* BEGIN Supplied data *

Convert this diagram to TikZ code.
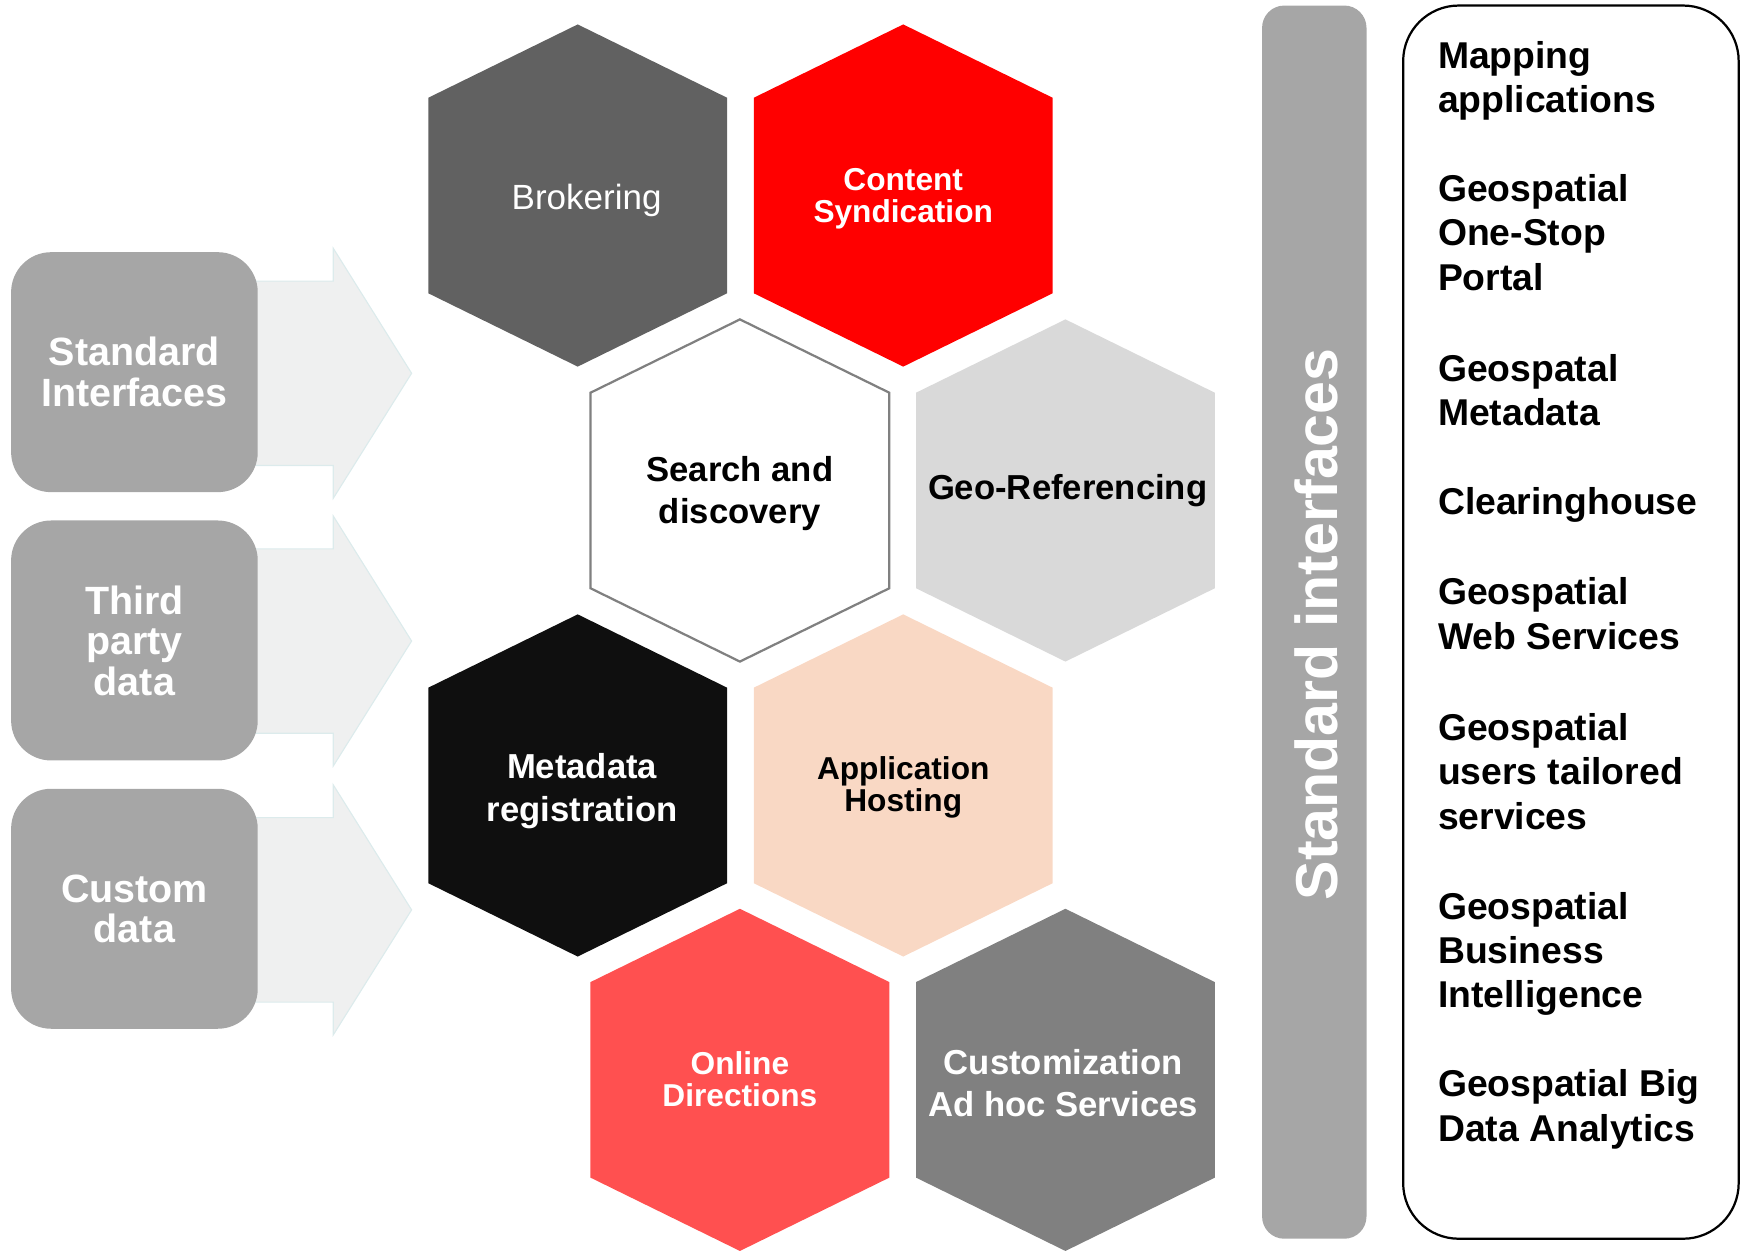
\documentclass[tikz,border=0pt]{standalone}
\usepackage{fontspec}
\setmainfont{Liberation Sans}
\definecolor{boxgray}{HTML}{A6A6A6}
\definecolor{arrowfill}{HTML}{EFF0F0}
\definecolor{arrowline}{HTML}{DCEBEC}
\definecolor{brokgray}{HTML}{616161}
\definecolor{synred}{HTML}{FF0000}
\definecolor{searchline}{HTML}{808080}
\definecolor{geogray}{HTML}{D9D9D9}
\definecolor{metablack}{HTML}{0F0F0F}
\definecolor{hostpeach}{HTML}{F9D8C4}
\definecolor{onlinered}{HTML}{FF5050}
\definecolor{customgray}{HTML}{808080}
\tikzset{
  hexbig/.style={align=center, inner sep=0pt, font=\fontsize{15.6}{19}\selectfont\bfseries},
  hextight/.style={align=center, inner sep=0pt, font=\fontsize{14.25}{14.5}\selectfont\bfseries},
  hexplain/.style={align=center, inner sep=0pt, font=\fontsize{15.75}{19}\selectfont},
  sidebox/.style={fill=boxgray, rounded corners=18pt, minimum width=111pt, minimum height=108pt,
    text=white, align=center, inner sep=0pt, font=\fontsize{17.75}{18.25}\selectfont\bfseries},
  flowarrow/.style={fill=arrowfill, draw=arrowline, line width=0.5pt},
  listitem/.style={anchor=north west, inner sep=0pt, align=left, font=\fontsize{16.8}{20}\selectfont\bfseries},
}
\newcommand\hexcell[3]{\path[#3] (#1,#2) ++(0,-154) -- ++(134.5,66) -- ++(0,176) -- ++(-134.5,66) -- ++(-134.5,-66) -- ++(0,-176) -- cycle;}
\newcommand\flowarr[1]{\path[flowarrow] (200,#1-83) -- (300,#1-83) -- (300,#1-112.5) -- (370.5,#1) -- (300,#1+112.5) -- (300,#1+83) -- (200,#1+83) -- cycle;}
\begin{document}
\begin{tikzpicture}[x=0.5pt,y=-0.5pt]
\useasboundingbox (0,0) rectangle (1568,1127);
% block arrows
\flowarr{336}
\flowarr{577}
\flowarr{819}
% left boxes
\node[sidebox] (stdif) at (121,335) {Standard\\Interfaces};
\node[sidebox] (third) at (121,576.5) {Third\\party\\data};
\node[sidebox] (custom) at (121,818) {Custom\\data};
% hexagons
\hexcell{520}{176}{fill=brokgray}
\node[hexplain, text=white] (brok) at (528,180) {Brokering};
\hexcell{813}{176}{fill=synred}
\node[hextight, text=white] (synd) at (813,179) {Content\\Syndication};
\hexcell{666}{441.5}{fill=white, draw=searchline, line width=1pt}
\node[hexbig, text=black] (search) at (666,444.5) {Search and\\discovery};
\hexcell{959}{441.5}{fill=geogray}
\node[hexbig, text=black] (georef) at (961,442) {Geo-Referencing};
\hexcell{520}{707}{fill=metablack}
\node[hexbig, text=white] (meta) at (524,712) {Metadata\\registration};
\hexcell{813}{707}{fill=hostpeach}
\node[hextight, text=black] (host) at (813,709) {Application\\Hosting};
\hexcell{666}{972}{fill=onlinered}
\node[hextight, text=white] (online) at (666,971.5) {Online\\Directions};
\hexcell{959}{972}{fill=customgray}
\node[hexbig, text=white] (customiz) at (957,975) {Customization\\Ad hoc Services};
% vertical bar
\node[fill=boxgray, rounded corners=10pt, minimum width=47pt, minimum height=555pt, inner sep=0pt] (bar) at (1183,560) {};
\node[rotate=90, anchor=base, text=white, inner sep=0pt, font=\fontsize{26.6}{30}\selectfont\bfseries] (barlabel) at (1204,562) {Standard interfaces};
% right list box
\node[draw=black, line width=1pt, rounded corners=25pt, minimum width=151pt, minimum height=555pt, inner sep=0pt] (listbox) at (1414,560) {};
\node[listitem] (l1) at (1294,36.5) {Mapping\\applications};
\node[listitem] (l2) at (1294,156.5) {Geospatial\\One-Stop\\Portal};
\node[listitem] (l3) at (1294,318.5) {Geospatal\\Metadata};
\node[listitem] (l4) at (1294,438.5) {Clearinghouse};
\node[listitem] (l5) at (1294,519.5) {Geospatial\\Web Services};
\node[listitem] (l6) at (1294,641.5) {Geospatial\\users tailored\\services};
\node[listitem] (l7) at (1294,802.5) {Geospatial\\Business\\Intelligence};
\node[listitem] (l8) at (1294,962.5) {Geospatial Big\\Data Analytics};
\end{tikzpicture}
\end{document}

* END Supplied data *

▸ Short exercise: Every line of text is to be repeated exactly; pictures are left out.

▸ Solved problem:
Convert this diagram to TikZ code.
\documentclass[tikz,border=0pt]{standalone}
\usepackage{fontspec}
\setmainfont{Liberation Sans}
\definecolor{boxgray}{HTML}{A6A6A6}
\definecolor{arrowfill}{HTML}{EFF0F0}
\definecolor{arrowline}{HTML}{DCEBEC}
\definecolor{brokgray}{HTML}{616161}
\definecolor{synred}{HTML}{FF0000}
\definecolor{searchline}{HTML}{808080}
\definecolor{geogray}{HTML}{D9D9D9}
\definecolor{metablack}{HTML}{0F0F0F}
\definecolor{hostpeach}{HTML}{F9D8C4}
\definecolor{onlinered}{HTML}{FF5050}
\definecolor{customgray}{HTML}{808080}
\tikzset{
  hexbig/.style={align=center, inner sep=0pt, font=\fontsize{15.6}{19}\selectfont\bfseries},
  hextight/.style={align=center, inner sep=0pt, font=\fontsize{14.25}{14.5}\selectfont\bfseries},
  hexplain/.style={align=center, inner sep=0pt, font=\fontsize{15.75}{19}\selectfont},
  sidebox/.style={fill=boxgray, rounded corners=18pt, minimum width=111pt, minimum height=108pt,
    text=white, align=center, inner sep=0pt, font=\fontsize{17.75}{18.25}\selectfont\bfseries},
  flowarrow/.style={fill=arrowfill, draw=arrowline, line width=0.5pt},
  listitem/.style={anchor=north west, inner sep=0pt, align=left, font=\fontsize{16.8}{20}\selectfont\bfseries},
}
\newcommand\hexcell[3]{\path[#3] (#1,#2) ++(0,-154) -- ++(134.5,66) -- ++(0,176) -- ++(-134.5,66) -- ++(-134.5,-66) -- ++(0,-176) -- cycle;}
\newcommand\flowarr[1]{\path[flowarrow] (200,#1-83) -- (300,#1-83) -- (300,#1-112.5) -- (370.5,#1) -- (300,#1+112.5) -- (300,#1+83) -- (200,#1+83) -- cycle;}
\begin{document}
\begin{tikzpicture}[x=0.5pt,y=-0.5pt]
\useasboundingbox (0,0) rectangle (1568,1127);
% block arrows
\flowarr{336}
\flowarr{577}
\flowarr{819}
% left boxes
\node[sidebox] (stdif) at (121,335) {Standard\\Interfaces};
\node[sidebox] (third) at (121,576.5) {Third\\party\\data};
\node[sidebox] (custom) at (121,818) {Custom\\data};
% hexagons
\hexcell{520}{176}{fill=brokgray}
\node[hexplain, text=white] (brok) at (528,180) {Brokering};
\hexcell{813}{176}{fill=synred}
\node[hextight, text=white] (synd) at (813,179) {Content\\Syndication};
\hexcell{666}{441.5}{fill=white, draw=searchline, line width=1pt}
\node[hexbig, text=black] (search) at (666,444.5) {Search and\\discovery};
\hexcell{959}{441.5}{fill=geogray}
\node[hexbig, text=black] (georef) at (961,442) {Geo-Referencing};
\hexcell{520}{707}{fill=metablack}
\node[hexbig, text=white] (meta) at (524,712) {Metadata\\registration};
\hexcell{813}{707}{fill=hostpeach}
\node[hextight, text=black] (host) at (813,709) {Application\\Hosting};
\hexcell{666}{972}{fill=onlinered}
\node[hextight, text=white] (online) at (666,971.5) {Online\\Directions};
\hexcell{959}{972}{fill=customgray}
\node[hexbig, text=white] (customiz) at (957,975) {Customization\\Ad hoc Services};
% vertical bar
\node[fill=boxgray, rounded corners=10pt, minimum width=47pt, minimum height=555pt, inner sep=0pt] (bar) at (1183,560) {};
\node[rotate=90, anchor=base, text=white, inner sep=0pt, font=\fontsize{26.6}{30}\selectfont\bfseries] (barlabel) at (1204,562) {Standard interfaces};
% right list box
\node[draw=black, line width=1pt, rounded corners=25pt, minimum width=151pt, minimum height=555pt, inner sep=0pt] (listbox) at (1414,560) {};
\node[listitem] (l1) at (1294,36.5) {Mapping\\applications};
\node[listitem] (l2) at (1294,156.5) {Geospatial\\One-Stop\\Portal};
\node[listitem] (l3) at (1294,318.5) {Geospatal\\Metadata};
\node[listitem] (l4) at (1294,438.5) {Clearinghouse};
\node[listitem] (l5) at (1294,519.5) {Geospatial\\Web Services};
\node[listitem] (l6) at (1294,641.5) {Geospatial\\users tailored\\services};
\node[listitem] (l7) at (1294,802.5) {Geospatial\\Business\\Intelligence};
\node[listitem] (l8) at (1294,962.5) {Geospatial Big\\Data Analytics};
\end{tikzpicture}
\end{document}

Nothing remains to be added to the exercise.